- Directed by: Ravi Gautam
- Written by: Ravi Gautam; Pepino Pushpani
- Produced by: Jennifer Pengel; Rahul Sharma
- Starring: Anjali Patil; Mukti Ravi Das; Silpi Dutta; Muzammil Bhawani; Ritika Sharma; Gauri Webster; Dayal Prasad
- Cinematography: Pepino Pushpani
- Edited by: Ravi Gautam, Pepino Pushpani
- Music by: Dipesh Varma
- Production company: Webfilmland Productions
- Distributed by: Webfilmland Productions
- Release date: 2024;
- Running time: 100 minutes
- Country: India / Germany
- Language: Hindi

= Soch: A Perception =

Soch: A Perception is a 2024 Indo-German psychological thriller written and directed by Indian-German filmmaker Ravi Gautam. Produced by Webfilmland Productions, the film explores gender inequality, identity politics, and communal tensions in contemporary Indian society.

== Plot ==
Set in the Himalayan village of Arkee, police officer Priyanka Negi (Anjali Patil) investigates the mysterious disappearance of activist Shaila Awasthi (Silpi Dutta). As the case uncovers communal fault lines, Negi faces growing media pressure and political tension while confronting her own moral compass.

== Cast ==
- Anjali Patil as Priyanka Negi
- Mukti Das as Bashar
- Silpi Dutta as Shaila Awasthi
- Muzammil Bhawani as Nadeem
- Bhavani Bashir Yasir as Prem Awasthi
- Ritika Sharma as Sumitra
- Gauri Webster as Shanta Awasthi
- Dayal Prasad as Officer Sharma

== Production ==
Ravi Gautam served as director, writer, editor, and VFX artist, with cinematography by Pepino Pushpani and music composed by Dipesh Varma.
In interviews, Gautam explained that the narrative draws from his own observations of patriarchal dynamics within Indian society and the impact of religious identity politics.

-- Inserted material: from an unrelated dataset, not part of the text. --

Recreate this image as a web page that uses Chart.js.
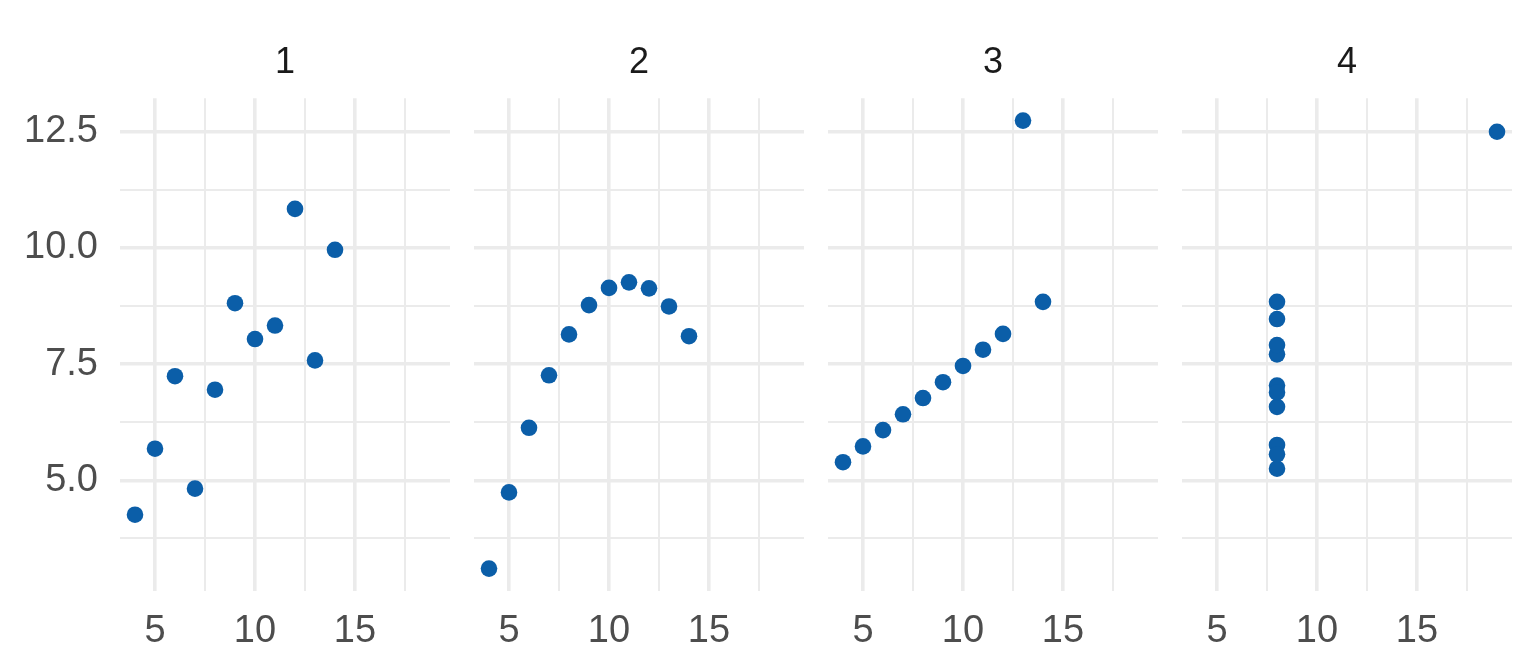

== Release and reception ==
The film premiered in 2024 and screened at multiple international film festivals:
- Official Selection – India International Film Festival of Boston (2024)
- Official Selection – Chicago South Asian Film Festival (2024)
- Official Selection – Chennai International Film Festival (2024)
- Official Selection – Jagran Film Festival (2025)
- Official Selection – Bollywood Festival Norway (2025)

=== Awards ===
At the 22nd Indian Film Festival Stuttgart (2025), Soch: A Perception received the Director's Vision Award, one of the festival's top honors.
German daily Hannoversche Allgemeine Zeitung described the award as a "prestigious recognition for Webfilmland’s social cinema."
The film was also highlighted by MFG Filmförderung Baden-Württemberg among notable features of the festival lineup.

== Awards and nominations ==
- Director's Vision Award – Indian Film Festival Stuttgart (2025)
- Best Debut Director – Ayodhya International Film Festival (2024)
- Best Actor (Female) – Florida South Asian Film Festival (2024)
- Best Feature Film – Florida South Asian Film Festival (2024)
- Best Feature Film – Chauri Chaura International Film Festival (2025)
- Best Actor (Female) – Chauri Chaura International Film Festival (2025)

== Themes ==
The film examines how patriarchal social structures intersect with religious identity politics in modern India. Gautam noted, "Misogyny often hides behind the cloak of religious identity-politics; this film aims to give diverse voices a platform without taking a partisan stance."